WRITTEN PROBLEM: Your task is to repeat the lines below exactly, excluding any pictures they contain.

----- SUPPLIED MATERIAL

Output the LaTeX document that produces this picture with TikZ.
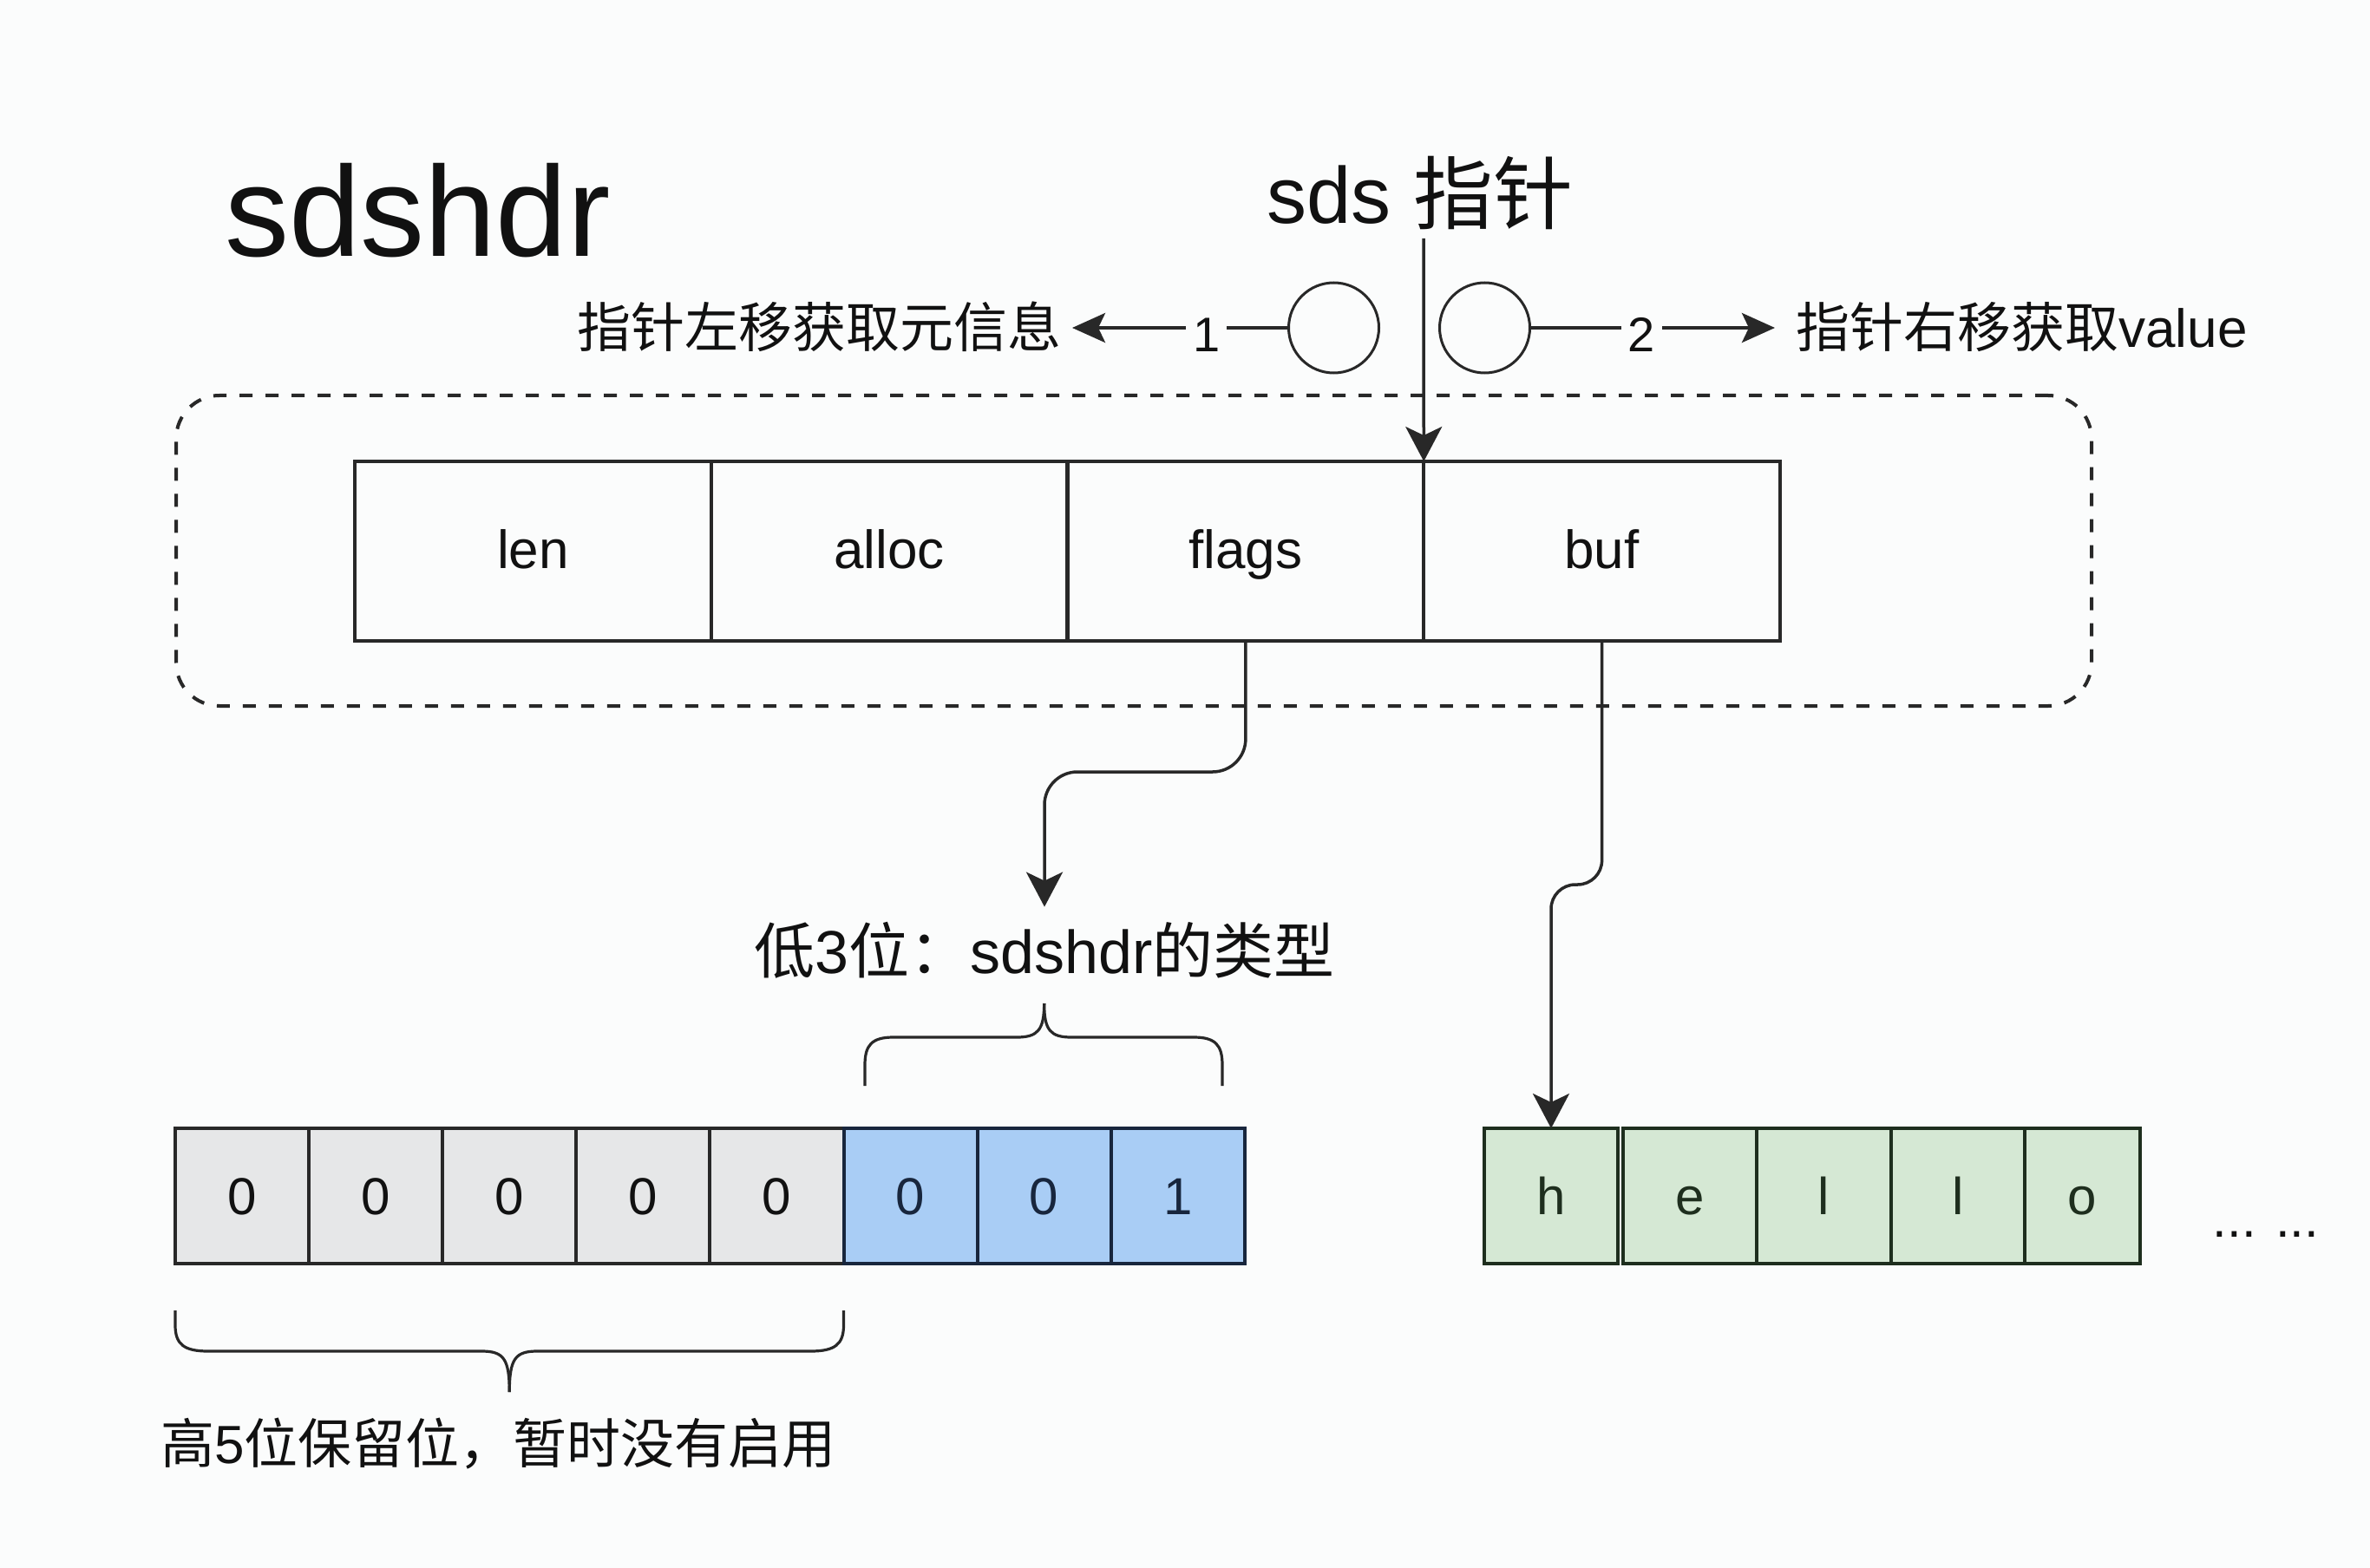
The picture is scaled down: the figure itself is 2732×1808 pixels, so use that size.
\documentclass[tikz,border=0pt]{standalone}
\usepackage{fontspec}
\setmainfont{Liberation Sans}
\newfontfamily\cjk{Noto Sans CJK SC}
\usetikzlibrary{arrows.meta}
\definecolor{bg}{RGB}{251,252,252}
\definecolor{linec}{RGB}{40,40,40}
\definecolor{txt}{RGB}{17,17,17}
\definecolor{grayfill}{RGB}{230,231,232}
\definecolor{bluefill}{RGB}{169,205,245}
\definecolor{blueline}{RGB}{24,38,61}
\definecolor{greenfill}{RGB}{213,232,212}
\definecolor{greenline}{RGB}{30,46,30}
\begin{document}
\begin{tikzpicture}[x=0.5pt,y=-0.5pt,
  field/.style={draw=linec, line width=2pt, minimum width=205.375pt, minimum height=103.5pt,
    inner sep=0pt, outer sep=0pt, text=txt, font=\fontsize{31}{31}\selectfont,
    text height=24.8pt, text depth=5.3pt},
  bitcell/.style={draw=linec, line width=2pt, minimum width=77.05pt, minimum height=78pt,
    inner sep=0pt, outer sep=0pt, text=txt, font=\fontsize{30}{30}\selectfont,
    text height=21.5pt, text depth=0pt},
  graybit/.style={bitcell, fill=grayfill},
  bluebit/.style={bitcell, fill=bluefill, draw=blueline, text=blueline},
  chr/.style={bitcell, fill=greenfill, draw=greenline, text=greenline},
  frame/.style={draw=linec, line width=2pt, dash pattern=on 7.5pt off 7.5pt,
    rounded corners=25pt, minimum width=1104pt, minimum height=179pt, inner sep=0pt},
  ring/.style={circle, draw=linec, line width=1.5pt, minimum size=52pt, inner sep=0pt, outer sep=0pt},
  conn/.style={draw=linec, line width=1.75pt, -{Stealth[length=20pt,width=21pt,inset=5pt]}},
  hconn/.style={draw=linec, line width=2pt, -{Stealth[length=19pt,width=17pt,inset=4pt]}},
  numlbl/.style={fill=bg, inner xsep=4pt, inner ysep=2pt, text=txt, font=\fontsize{28}{28}\selectfont, yshift=-4pt},
  brace/.style={draw=linec, line width=1.6pt},
  lbl/.style={text=txt, font=\fontsize{31}{31}\selectfont}
]
\useasboundingbox (0,0) rectangle (2732,1808);
\fill[bg] (0,0) rectangle (2732,1808);

% dashed container
\node[frame] (frame) at (1307,635) {};

% title
\node[anchor=base west, inner sep=0pt, text=txt, font=\fontsize{74}{74}\selectfont] (title) at (259,296) {sdshdr};

% sds pointer label
\node[anchor=base, inner sep=0pt, text=txt, font=\fontsize{46}{46}\selectfont] (sdsptr) at (1637,258) {sds {\cjk 指针}};

% record fields
\node[field] (len) at (614.4,635.5) {len};
\node[field] (alloc) at (1025.1,635.5) {alloc};
\node[field] (flags) at (1435.9,635.5) {flags};
\node[field] (buf) at (1846.6,635.5) {buf};

% pointer arrow
\coordinate (ptrtop) at (1641,275);
\draw[conn] (ptrtop) -- (flags.north east);

% circles
\node[ring] (c1) at (1537.5,378) {};
\node[ring] (c2) at (1711.5,378) {};

% side labels
\node[lbl, anchor=base east, inner xsep=6pt, inner ysep=0pt] (lefttxt) at (1236,401) {\cjk 指针左移获取元信息};
\node[lbl, anchor=base west, inner xsep=12pt, inner ysep=0pt] (righttxt) at (2046,401) {{\cjk 指针右移获取}value};

\draw[hconn] (c1.west) -- node[numlbl, pos=0.38] {1} (lefttxt.east |- c1.west);
\draw[hconn] (c2.east) -- node[numlbl, pos=0.456] {2} (righttxt.west |- c2.east);

% type label
\node[anchor=base, inner xsep=0pt, inner ysep=8pt, text=txt, font=\fontsize{35}{35}\selectfont,
  text height=30pt, text depth=0pt] (typelbl) at (1204,1122) {{\cjk 低}3{\cjk 位：}sdshdr{\cjk 的类型}};

\draw[conn, rounded corners=19pt] (flags.south) |- (1204,890) -- (typelbl.north);

% bits
\node[graybit] (b1) at (279.05,1379) {0};
\node[graybit] (b2) at (433.15,1379) {0};
\node[graybit] (b3) at (587.25,1379) {0};
\node[graybit] (b4) at (741.35,1379) {0};
\node[graybit] (b5) at (895.45,1379) {0};
\node[bluebit] (b6) at (1049.55,1379) {0};
\node[bluebit] (b7) at (1203.65,1379) {0};
\node[bluebit] (b8) at (1357.75,1379) {1};

% hello cells
\node[chr] (h) at (1788,1379) {h};
\node[chr] (e) at (1948,1379) {e};
\node[chr, minimum width=77.5pt] (l1) at (2102.5,1379) {l};
\node[chr] (l2) at (2257,1379) {l};
\node[chr, minimum width=66.5pt] (o) at (2400.5,1379) {o};

\node[anchor=base, inner sep=0pt, text=txt, font=\fontsize{30}{30}\selectfont] (dots) at (2612,1426) {... ...};

\draw[conn, rounded corners=14pt] (buf.south) |- (1788,1020) -- (h.north);

% top brace (low 3 bits)
\draw[brace] (997,1252) -- (997,1228) .. controls (997,1205) and (1005,1196) .. (1030,1196)
  -- (1172,1196) .. controls (1196,1196) and (1203.65,1188) .. (1203.65,1157);
\draw[brace] (1409,1252) -- (1409,1228) .. controls (1409,1205) and (1401,1196) .. (1376,1196)
  -- (1235,1196) .. controls (1211,1196) and (1203.65,1188) .. (1203.65,1157);

% bottom brace (high 5 bits)
\draw[brace] (202,1511) -- (202,1528) .. controls (202,1550) and (212,1558) .. (240,1558)
  -- (555,1558) .. controls (580,1558) and (587.25,1566) .. (587.25,1605);
\draw[brace] (972.5,1511) -- (972.5,1528) .. controls (972.5,1550) and (962.5,1558) .. (934.5,1558)
  -- (619.5,1558) .. controls (594.5,1558) and (587.25,1566) .. (587.25,1605);

\node[lbl, anchor=base west, inner sep=0pt] (reserved) at (185,1687) {{\cjk 高}5{\cjk 位保留位，暂时没有启用}};
\end{tikzpicture}
\end{document}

----------

SOLUTION FOR THIS EXERCISE:
Output the LaTeX document that produces this picture with TikZ.
The picture is scaled down: the figure itself is 2732×1808 pixels, so use that size.
\documentclass[tikz,border=0pt]{standalone}
\usepackage{fontspec}
\setmainfont{Liberation Sans}
\newfontfamily\cjk{Noto Sans CJK SC}
\usetikzlibrary{arrows.meta}
\definecolor{bg}{RGB}{251,252,252}
\definecolor{linec}{RGB}{40,40,40}
\definecolor{txt}{RGB}{17,17,17}
\definecolor{grayfill}{RGB}{230,231,232}
\definecolor{bluefill}{RGB}{169,205,245}
\definecolor{blueline}{RGB}{24,38,61}
\definecolor{greenfill}{RGB}{213,232,212}
\definecolor{greenline}{RGB}{30,46,30}
\begin{document}
\begin{tikzpicture}[x=0.5pt,y=-0.5pt,
  field/.style={draw=linec, line width=2pt, minimum width=205.375pt, minimum height=103.5pt,
    inner sep=0pt, outer sep=0pt, text=txt, font=\fontsize{31}{31}\selectfont,
    text height=24.8pt, text depth=5.3pt},
  bitcell/.style={draw=linec, line width=2pt, minimum width=77.05pt, minimum height=78pt,
    inner sep=0pt, outer sep=0pt, text=txt, font=\fontsize{30}{30}\selectfont,
    text height=21.5pt, text depth=0pt},
  graybit/.style={bitcell, fill=grayfill},
  bluebit/.style={bitcell, fill=bluefill, draw=blueline, text=blueline},
  chr/.style={bitcell, fill=greenfill, draw=greenline, text=greenline},
  frame/.style={draw=linec, line width=2pt, dash pattern=on 7.5pt off 7.5pt,
    rounded corners=25pt, minimum width=1104pt, minimum height=179pt, inner sep=0pt},
  ring/.style={circle, draw=linec, line width=1.5pt, minimum size=52pt, inner sep=0pt, outer sep=0pt},
  conn/.style={draw=linec, line width=1.75pt, -{Stealth[length=20pt,width=21pt,inset=5pt]}},
  hconn/.style={draw=linec, line width=2pt, -{Stealth[length=19pt,width=17pt,inset=4pt]}},
  numlbl/.style={fill=bg, inner xsep=4pt, inner ysep=2pt, text=txt, font=\fontsize{28}{28}\selectfont, yshift=-4pt},
  brace/.style={draw=linec, line width=1.6pt},
  lbl/.style={text=txt, font=\fontsize{31}{31}\selectfont}
]
\useasboundingbox (0,0) rectangle (2732,1808);
\fill[bg] (0,0) rectangle (2732,1808);

% dashed container
\node[frame] (frame) at (1307,635) {};

% title
\node[anchor=base west, inner sep=0pt, text=txt, font=\fontsize{74}{74}\selectfont] (title) at (259,296) {sdshdr};

% sds pointer label
\node[anchor=base, inner sep=0pt, text=txt, font=\fontsize{46}{46}\selectfont] (sdsptr) at (1637,258) {sds {\cjk 指针}};

% record fields
\node[field] (len) at (614.4,635.5) {len};
\node[field] (alloc) at (1025.1,635.5) {alloc};
\node[field] (flags) at (1435.9,635.5) {flags};
\node[field] (buf) at (1846.6,635.5) {buf};

% pointer arrow
\coordinate (ptrtop) at (1641,275);
\draw[conn] (ptrtop) -- (flags.north east);

% circles
\node[ring] (c1) at (1537.5,378) {};
\node[ring] (c2) at (1711.5,378) {};

% side labels
\node[lbl, anchor=base east, inner xsep=6pt, inner ysep=0pt] (lefttxt) at (1236,401) {\cjk 指针左移获取元信息};
\node[lbl, anchor=base west, inner xsep=12pt, inner ysep=0pt] (righttxt) at (2046,401) {{\cjk 指针右移获取}value};

\draw[hconn] (c1.west) -- node[numlbl, pos=0.38] {1} (lefttxt.east |- c1.west);
\draw[hconn] (c2.east) -- node[numlbl, pos=0.456] {2} (righttxt.west |- c2.east);

% type label
\node[anchor=base, inner xsep=0pt, inner ysep=8pt, text=txt, font=\fontsize{35}{35}\selectfont,
  text height=30pt, text depth=0pt] (typelbl) at (1204,1122) {{\cjk 低}3{\cjk 位：}sdshdr{\cjk 的类型}};

\draw[conn, rounded corners=19pt] (flags.south) |- (1204,890) -- (typelbl.north);

% bits
\node[graybit] (b1) at (279.05,1379) {0};
\node[graybit] (b2) at (433.15,1379) {0};
\node[graybit] (b3) at (587.25,1379) {0};
\node[graybit] (b4) at (741.35,1379) {0};
\node[graybit] (b5) at (895.45,1379) {0};
\node[bluebit] (b6) at (1049.55,1379) {0};
\node[bluebit] (b7) at (1203.65,1379) {0};
\node[bluebit] (b8) at (1357.75,1379) {1};

% hello cells
\node[chr] (h) at (1788,1379) {h};
\node[chr] (e) at (1948,1379) {e};
\node[chr, minimum width=77.5pt] (l1) at (2102.5,1379) {l};
\node[chr] (l2) at (2257,1379) {l};
\node[chr, minimum width=66.5pt] (o) at (2400.5,1379) {o};

\node[anchor=base, inner sep=0pt, text=txt, font=\fontsize{30}{30}\selectfont] (dots) at (2612,1426) {... ...};

\draw[conn, rounded corners=14pt] (buf.south) |- (1788,1020) -- (h.north);

% top brace (low 3 bits)
\draw[brace] (997,1252) -- (997,1228) .. controls (997,1205) and (1005,1196) .. (1030,1196)
  -- (1172,1196) .. controls (1196,1196) and (1203.65,1188) .. (1203.65,1157);
\draw[brace] (1409,1252) -- (1409,1228) .. controls (1409,1205) and (1401,1196) .. (1376,1196)
  -- (1235,1196) .. controls (1211,1196) and (1203.65,1188) .. (1203.65,1157);

% bottom brace (high 5 bits)
\draw[brace] (202,1511) -- (202,1528) .. controls (202,1550) and (212,1558) .. (240,1558)
  -- (555,1558) .. controls (580,1558) and (587.25,1566) .. (587.25,1605);
\draw[brace] (972.5,1511) -- (972.5,1528) .. controls (972.5,1550) and (962.5,1558) .. (934.5,1558)
  -- (619.5,1558) .. controls (594.5,1558) and (587.25,1566) .. (587.25,1605);

\node[lbl, anchor=base west, inner sep=0pt] (reserved) at (185,1687) {{\cjk 高}5{\cjk 位保留位，暂时没有启用}};
\end{tikzpicture}
\end{document}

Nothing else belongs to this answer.